By calling the student’s list “extremely competitive”, you aren’t commenting on the student’s qualifications; you’re focusing on the college’s limitations. They’re going to run out of seats before they run out of great students, and the student needs to make sure they have strong college choices available in the spring.
Even the best-phrased “Let’s Talk” e-mail is going to rattle some students, especially those who know their college list is ambitious, but can’t quite come to terms with the idea that their dream schools may be out of reach. This is why they may not come see you; it’s also the reason they don’t have any Likely schools in the first place.
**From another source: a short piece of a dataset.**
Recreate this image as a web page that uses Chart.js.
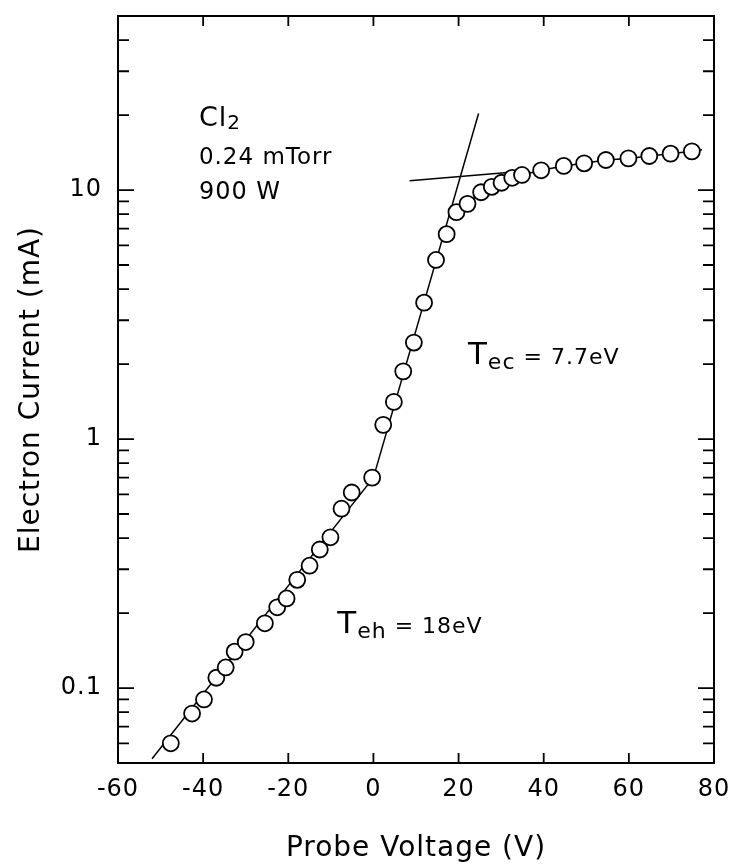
<!DOCTYPE html>
<html><head><meta charset="utf-8">
<script src="https://cdn.jsdelivr.net/npm/chart.js@4/dist/chart.umd.min.js"></script>
<style>html,body{margin:0;padding:0;background:#fff;}#wrap{width:738px;height:868px;}</style>
</head><body><div id="wrap"><canvas id="c" width="738" height="868"></canvas></div>
<script>
// ---- data ----
const voltage = [-47.6,-42.6,-39.8,-36.9,-34.7,-32.6,-30.0,-25.5,-22.6,-20.4,-17.9,-15.0,-12.6,-10.1,-7.5,-5.1,-0.3,2.3,4.8,7.0,9.5,11.9,14.7,17.2,19.5,22.1,25.3,27.8,30.1,32.6,34.9,39.4,44.7,49.5,54.6,59.9,64.8,69.8,74.8];
const current = [0.060,0.079,0.090,0.110,0.121,0.140,0.153,0.182,0.211,0.229,0.272,0.310,0.360,0.403,0.525,0.610,0.70,1.14,1.41,1.87,2.44,3.53,5.24,6.65,8.15,8.8,9.8,10.3,10.7,11.2,11.5,12.0,12.5,12.8,13.2,13.4,13.7,14.0,14.3];
const tehLineV = [-52, 0];
const tehLineI = [0.052, 0.70];
const tecLineV = [0, 24.7];
const tecLineI = [0.70, 20.3];
const tangentV = [8.5, 35];
const tangentI = [10.9, 11.9];
const satStartV = 19;
const satEndV = [77.2];
const satEndI = [14.5];
const xTicks = [-60,-40,-20,0,20,40,60,80];
const yTicks = [0.1, 1, 10];
const yTickLabels = ['0.1', '1', '10'];
const xTitle = 'Probe Voltage (V)';
const yTitle = 'Electron Current (mA)';
// annotations: [x, y, [[text, fontSize, baselineShift], ...]]
const notes = [
  [-41, 18.1, [['Cl', 27, 0], ['2', 20, 3]]],
  [-41, 12.7, [['0.24 mTorr', 23, 0]]],
  [-41, 9.2, [['900 W', 24, 0]]],
  [22.2, 2.0, [['T', 31, 0], ['ec', 22, 5], [' = 7.7eV', 22, 0]]],
  [-8.5, 0.167, [['T', 31, 0], ['eh', 22, 5], [' = 18eV', 22, 0]]]
];

const FONT = "'DejaVu Sans', sans-serif";
Chart.defaults.font.family = FONT;
Chart.defaults.color = '#000';

const pts = voltage.map((v, i) => ({x: v, y: current[i]}));
const pairs = (a, b) => a.map((v, i) => ({x: v, y: b[i]}));
const satCurve = pts.filter(p => p.x >= satStartV).concat(pairs(satEndV, satEndI));

const spacing = {
  id: 'spacing',
  beforeDraw(chart) { chart.ctx.letterSpacing = '1px'; }
};

const frameTicks = {
  id: 'frameTicks',
  afterDraw(chart) {
    const {ctx, chartArea: a, scales: {x, y}} = chart;
    ctx.save();
    ctx.strokeStyle = '#000';
    ctx.lineWidth = 2;
    ctx.strokeRect(a.left, a.top, a.right - a.left, a.bottom - a.top);
    ctx.lineWidth = 1.8;
    ctx.beginPath();
    xTicks.slice(1, -1).forEach(v => {
      const px = x.getPixelForValue(v);
      ctx.moveTo(px, a.bottom); ctx.lineTo(px, a.bottom - 10);
      ctx.moveTo(px, a.top); ctx.lineTo(px, a.top + 10);
    });
    for (let d = -2; d <= 1; d++) {
      for (let m = 1; m <= 9; m++) {
        const v = m * Math.pow(10, d);
        if (v <= y.min * 1.0001 || v >= y.max * 0.9999) continue;
        const py = y.getPixelForValue(v);
        const len = m === 1 ? 16 : 11;
        ctx.moveTo(a.left, py); ctx.lineTo(a.left + len, py);
        ctx.moveTo(a.right, py); ctx.lineTo(a.right - len, py);
      }
    }
    ctx.stroke();
    ctx.fillStyle = '#000';
    ctx.textBaseline = 'alphabetic';
    ctx.textAlign = 'left';
    notes.forEach(([vx, vy, parts]) => {
      let px = x.getPixelForValue(vx);
      const py = y.getPixelForValue(vy);
      parts.forEach(([t, size, shift]) => {
        ctx.font = size + 'px ' + FONT;
        ctx.fillText(t, px, py + shift);
        px += ctx.measureText(t).width;
      });
    });
    ctx.restore();
  }
};

new Chart(document.getElementById('c'), {
  type: 'scatter',
  data: {
    datasets: [
      {data: pts, showLine: false, pointRadius: 8, pointHoverRadius: 8, pointBackgroundColor: '#fff', pointBorderColor: '#000', pointBorderWidth: 1.8, order: 0},
      {data: pairs(tehLineV, tehLineI), showLine: true, pointRadius: 0, borderColor: '#000', borderWidth: 1.5, order: 1},
      {data: pairs(tecLineV, tecLineI), showLine: true, pointRadius: 0, borderColor: '#000', borderWidth: 1.5, order: 1},
      {data: pairs(tangentV, tangentI), showLine: true, pointRadius: 0, borderColor: '#000', borderWidth: 1.5, order: 1},
      {data: satCurve, showLine: true, pointRadius: 0, borderColor: '#000', borderWidth: 1.5, order: 1}
    ]
  },
  options: {
    responsive: false, animation: false, devicePixelRatio: 1,
    layout: {padding: {top: 16, right: 24, left: 0, bottom: 0}},
    plugins: {legend: {display: false}, tooltip: {enabled: false}},
    scales: {
      x: {
        type: 'linear', min: -60, max: 80,
        afterBuildTicks: s => { s.ticks = xTicks.map(v => ({value: v})); },
        afterFit: s => { s.height = 105; s.paddingLeft = 0; s.paddingRight = 0; },
        grid: {display: false, drawTicks: false}, border: {display: false},
        ticks: {font: {size: 24}, color: '#000', padding: 12, maxRotation: 0, autoSkip: false, callback: v => String(v)},
        title: {display: true, text: xTitle, font: {size: 28}, color: '#000', padding: {top: 0, bottom: 2}}
      },
      y: {
        type: 'logarithmic', min: 0.05, max: 50,
        afterBuildTicks: s => { s.ticks = yTicks.map(v => ({value: v})); },
        afterFit: s => { s.width = 118; s.paddingTop = 0; s.paddingBottom = 0; },
        grid: {display: false, drawTicks: false}, border: {display: false},
        ticks: {font: {size: 24}, color: '#000', padding: 16, autoSkip: false, callback: v => yTickLabels[yTicks.indexOf(v)] ?? ''},
        title: {display: true, text: yTitle, font: {size: 28}, color: '#000', padding: {top: 15, bottom: 0}}
      }
    }
  },
  plugins: [spacing, frameTicks]
});
</script></body></html>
This requires a thoughtful approach once they finally make it to your office. Focusing on the limitations of the college (not the student), try to get the student to talk about the qualities of the demanding colleges they’ve chosen, and suggest Likely colleges that offer the same qualities. The student likes small classes? How about the residential college at the local state university? The student wants to live on campus all four years with the same group of students? An online college search will show a list of colleges that offer that option.
Once a few additional colleges are discovered, the student and counselor set a deadline to apply to those colleges, and the student is reminded that, if all goes well, these college options may not even be needed—but if they are, they’ll be available.
To be sure, this work is time consuming, and it is also a little humbling, since this kind of review could mean there’s a student or two with college plans that don’t line up with their goals or abilities. That’s a tough thing to admit, and a harder thing to discuss, but it’s in the student’s best interests, and ours, to gird up our courage and take action now, while the time still exists to maximize student choices.
That’s something we can all be grateful for.